Abortion is legal in Greece up to 12 weeks for any reason. After 12 weeks, abortion remains legal to 19 weeks in cases of rape or incest, to 24 weeks in cases of fetal diagnosis such as physical or intellectual impairment, and up until birth when there is a risk to the pregnant woman's life or serious and permanent damage to her physical or mental health.

Karystianou's comments are shocking, but not for the reasons Marinakis offers.
It should not be surprising that a pediatrician would be concerned with the rights of the preborn child; the shocking thing about her comments is that, as a pediatrician, she knows and admits that preborn children are human beings, yet still argues that women have the right to end their lives.
Abortion is touted as a standard medical procedure, yet there are few "medical procedures" that are considered ethically debatable. If abortion were truly of no moral consequence greater than having a tooth pulled — as some abortion proponents have argued — then there would be no concerns regarding the ethics of abortion. But induced abortion is not a standard surgery because its intention is not to heal but to directly kill an innocent human.

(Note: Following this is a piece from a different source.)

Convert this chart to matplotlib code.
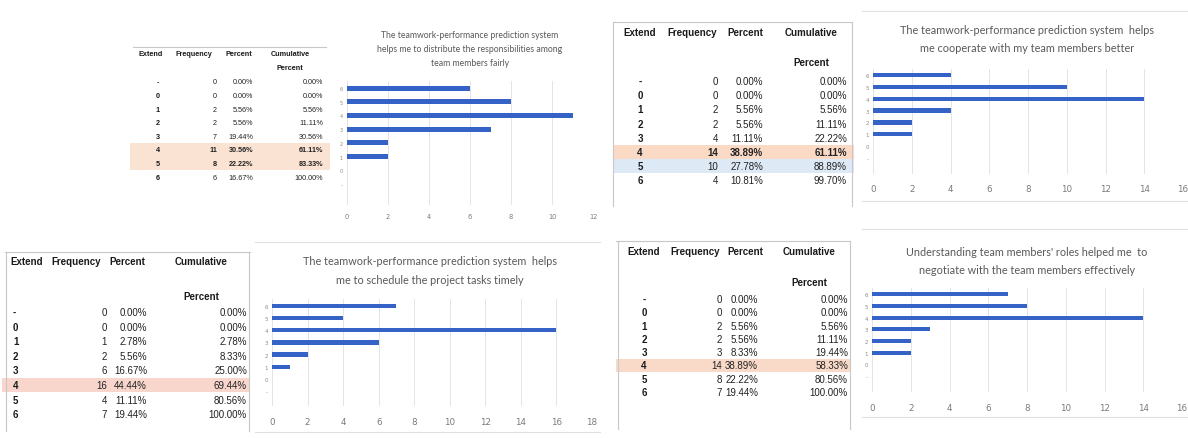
import matplotlib
matplotlib.use("Agg")
import matplotlib.pyplot as plt
from matplotlib.patches import Rectangle
from matplotlib.lines import Line2D

# ---------------- data ----------------
extend = ['-', '0', '1', '2', '3', '4', '5', '6']
headers = ['Extend', 'Frequency', 'Percent', 'Cumulative']

freq_a = [0, 0, 2, 2, 7, 11, 8, 6]
pct_a = [0.00, 0.00, 5.56, 5.56, 19.44, 30.56, 22.22, 16.67]
cum_a = [0.00, 0.00, 5.56, 11.11, 30.56, 61.11, 83.33, 100.00]
title_a = ["The teamwork-performance prediction system",
           "helps me to distribute the responsibilities among",
           "team members fairly"]

freq_b = [0, 0, 2, 2, 4, 14, 10, 4]
pct_b = [0.00, 0.00, 5.56, 5.56, 11.11, 38.89, 27.78, 10.81]
cum_b = [0.00, 0.00, 5.56, 11.11, 22.22, 61.11, 88.89, 99.70]
title_b = ["The teamwork-performance prediction system  helps",
           "me cooperate with my team members better"]

freq_c = [0, 0, 1, 2, 6, 16, 4, 7]
pct_c = [0.00, 0.00, 2.78, 5.56, 16.67, 44.44, 11.11, 19.44]
cum_c = [0.00, 0.00, 2.78, 8.33, 25.00, 69.44, 80.56, 100.00]
title_c = ["The teamwork-performance prediction system  helps",
           "me to schedule the project tasks timely"]

freq_d = [0, 0, 2, 2, 3, 14, 8, 7]
pct_d = [0.00, 0.00, 5.56, 5.56, 8.33, 38.89, 22.22, 19.44]
cum_d = [0.00, 0.00, 5.56, 11.11, 19.44, 58.33, 80.56, 100.00]
title_d = ["Understanding team members' roles helped me  to",
           "negotiate with the team members effectively"]

# ---------------- figure ----------------
W, H = 1188, 439
fig = plt.figure(figsize=(W / 100, H / 100), dpi=100)
fig.patch.set_facecolor('white')

def fx(x):
    return x / W

def fy(y):
    return 1 - y / H

TFONT = 'Liberation Sans'
CFONT = 'Lato'
BAR = '#3462c6'

def hline(x0, x1, y, color='#c8c8c8', lw=0.8):
    fig.add_artist(Line2D([fx(x0), fx(x1)], [fy(y), fy(y)], transform=fig.transFigure,
                          color=color, lw=lw, zorder=1))

def vline(x, y0, y1, color='#c8c8c8', lw=0.8):
    fig.add_artist(Line2D([fx(x), fx(x)], [fy(y0), fy(y1)], transform=fig.transFigure,
                          color=color, lw=lw, zorder=1))

def band(x0, x1, yc, h, color):
    fig.add_artist(Rectangle((fx(x0), fy(yc + h / 2)), (x1 - x0) / W, h / H,
                             transform=fig.transFigure, facecolor=color, edgecolor='none', zorder=0))

def table(freq, pct, cum, hx, hy, py, ex, ex_ha, fr, pr, cr, y0, dy, fs, bold_rows=()):
    # headers
    for h, x in zip(headers, hx):
        fig.text(fx(x), fy(hy), h, ha='center', va='center', fontsize=fs,
                 fontweight='bold', family=TFONT, color='#1a1a1a')
    fig.text(fx(hx[3]), fy(py), 'Percent', ha='center', va='center', fontsize=fs,
             fontweight='bold', family=TFONT, color='#1a1a1a')
    for i in range(len(extend)):
        y = fy(y0 + i * dy)
        w = 'bold' if i in bold_rows else 'normal'
        fig.text(fx(ex), y, extend[i], ha=ex_ha, va='center', fontsize=fs,
                 fontweight='bold', family=TFONT, color='#1a1a1a')
        fig.text(fx(fr), y, str(freq[i]), ha='right', va='center', fontsize=fs,
                 fontweight=w, family=TFONT, color='#222222')
        fig.text(fx(pr), y, f"{pct[i]:.2f}%", ha='right', va='center', fontsize=fs,
                 fontweight=w, family=TFONT, color='#222222')
        fig.text(fx(cr), y, f"{cum[i]:.2f}%", ha='right', va='center', fontsize=fs,
                 fontweight=w, family=TFONT, color='#222222')

def chart(freq, title, tx, ty, tdy, tfs, left, right, xmax, y_first, spacing,
          ylo, yhi, tick_fs, ytick_fs, label_y):
    bottom = y_first - ylo * spacing
    top = y_first - yhi * spacing
    ax = fig.add_axes([fx(left), fy(bottom), (right - left) / W, (bottom - top) / H])
    ax.set_facecolor('none')
    idx = list(range(len(extend)))
    ax.barh(idx, freq, height=0.36, color=BAR, zorder=3)
    ax.set_xlim(0, xmax)
    ax.set_ylim(ylo, yhi)
    ax.set_xticks(range(0, xmax + 1, 2))
    ax.set_yticks(idx)
    ax.set_yticklabels(extend)
    for s in ax.spines.values():
        s.set_visible(False)
    ax.grid(axis='x', color='#e4e4e4', lw=0.7, zorder=0)
    ax.set_axisbelow(True)
    pad_pt = (label_y - bottom - tick_fs * 0.7) * 0.72
    ax.tick_params(axis='x', length=0, labelsize=tick_fs, labelcolor='#7a7a7a', pad=pad_pt)
    ax.tick_params(axis='y', length=0, labelsize=ytick_fs, labelcolor='#8a8a8a', pad=3)
    for k, line in enumerate(title):
        fig.text(fx(tx), fy(ty + k * tdy), line, ha='center', va='center', fontsize=tfs,
                 family=CFONT, color='#595959')
    return ax

# ---------------- panel A (top-left) ----------------
band(130, 330, 83 + 5 * 13.6, 13.6, '#fbe3d3')
band(130, 330, 83 + 6 * 13.6, 13.6, '#fbe3d3')
hline(133, 326, 48)
table(freq_a, pct_a, cum_a, [151, 194, 239, 290], 55, 68, 158, 'center', 217, 253, 323,
      83, 13.6, 5.2, bold_rows=(5, 6))
chart(freq_a, title_a, 470, 35, 14, 6.2, 347, 593, 12, 185, 13.7, -1.5, 7.5, 4.8, 3.6, 217)

# ---------------- panel B (top-right) ----------------
band(614, 854, 82 + 5 * 14.2, 14.2, '#fad9c5')
band(614, 854, 82 + 6 * 14.2, 14.2, '#dde9f5')
hline(613, 852, 23)
vline(613, 23, 207)
vline(852, 23, 207)
table(freq_b, pct_b, cum_b, [640, 692, 745, 811], 33, 63, 640, 'center', 718, 763, 847,
      82, 14.2, 7.0, bold_rows=(5,))
hline(862, 1188, 12, color='#e0e0e0')
hline(862, 1188, 202, color='#e0e0e0')
chart(freq_b, title_b, 1027, 30, 18, 7.8, 873, 1183, 16, 159, 11.86, -1.35, 7.5, 6.3, 4.0, 189)

# ---------------- panel C (bottom-left) ----------------
band(2, 250, 313 + 5 * 14.6, 14.6, '#f8d6cc')
hline(5, 250, 253)
vline(6, 253, 432)
vline(249, 253, 432)
table(freq_c, pct_c, cum_c, [27, 76, 127, 201], 262, 297, 13, 'left', 107, 147, 247,
      313, 14.6, 7.0)
hline(255, 600, 243, color='#e0e0e0')
hline(255, 600, 433, color='#e0e0e0')
chart(freq_c, title_c, 430, 262, 18, 7.8, 272, 592, 18, 392, 12.14, -1.25, 7.55, 6.3, 4.0, 422)

# ---------------- panel D (bottom-right) ----------------
band(616, 850, 300 + 5 * 13.3, 13.3, '#f9dac8')
hline(616, 850, 242)
vline(618, 242, 430)
vline(850, 242, 430)
table(freq_d, pct_d, cum_d, [644, 695, 745, 809], 252, 283, 644, 'center', 722, 758, 848,
      300, 13.3, 7.0)
hline(862, 1188, 230, color='#e0e0e0')
hline(862, 1188, 418, color='#e0e0e0')
chart(freq_d, title_d, 1027, 252, 18, 7.8, 872, 1182, 16, 377, 11.67, -1.35, 7.5, 6.3, 4.0, 408)

fig.savefig('out.png', dpi=100, facecolor='white')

As Karystianou's comments show, whether or not preborn children are human beings is not up for debate; science has proven they are. The debate exists over whether or not it is ethically acceptable to kill them. Karystianou seems torn on that question.
On the one hand, she believes abortion is a right, but on the other hand, she knows that preborn children are human beings. Yet, it is ethically incomprehensible, that one person's right to bodily autonomy would supersede another person's right to not be killed. Extended out across all laws, the right to bodily autonomy would ruin society if it were to go unchecked.
Killing preborn children can never be a core achievement of Western civilization; rather, it is a failure of proper reasoning, as it ignores the rights and dignity of every member of the human species. Killing innocent children to suit the desires of adults is a step back into the past, in which barbaric child sacrifices were commonplace. Modern-day, "medicalized" abortion is merely a new twist on that ancient practice.
As history has shown, people can be shockingly good at targeting certain groups and deeming them non-human in order to justify killing them.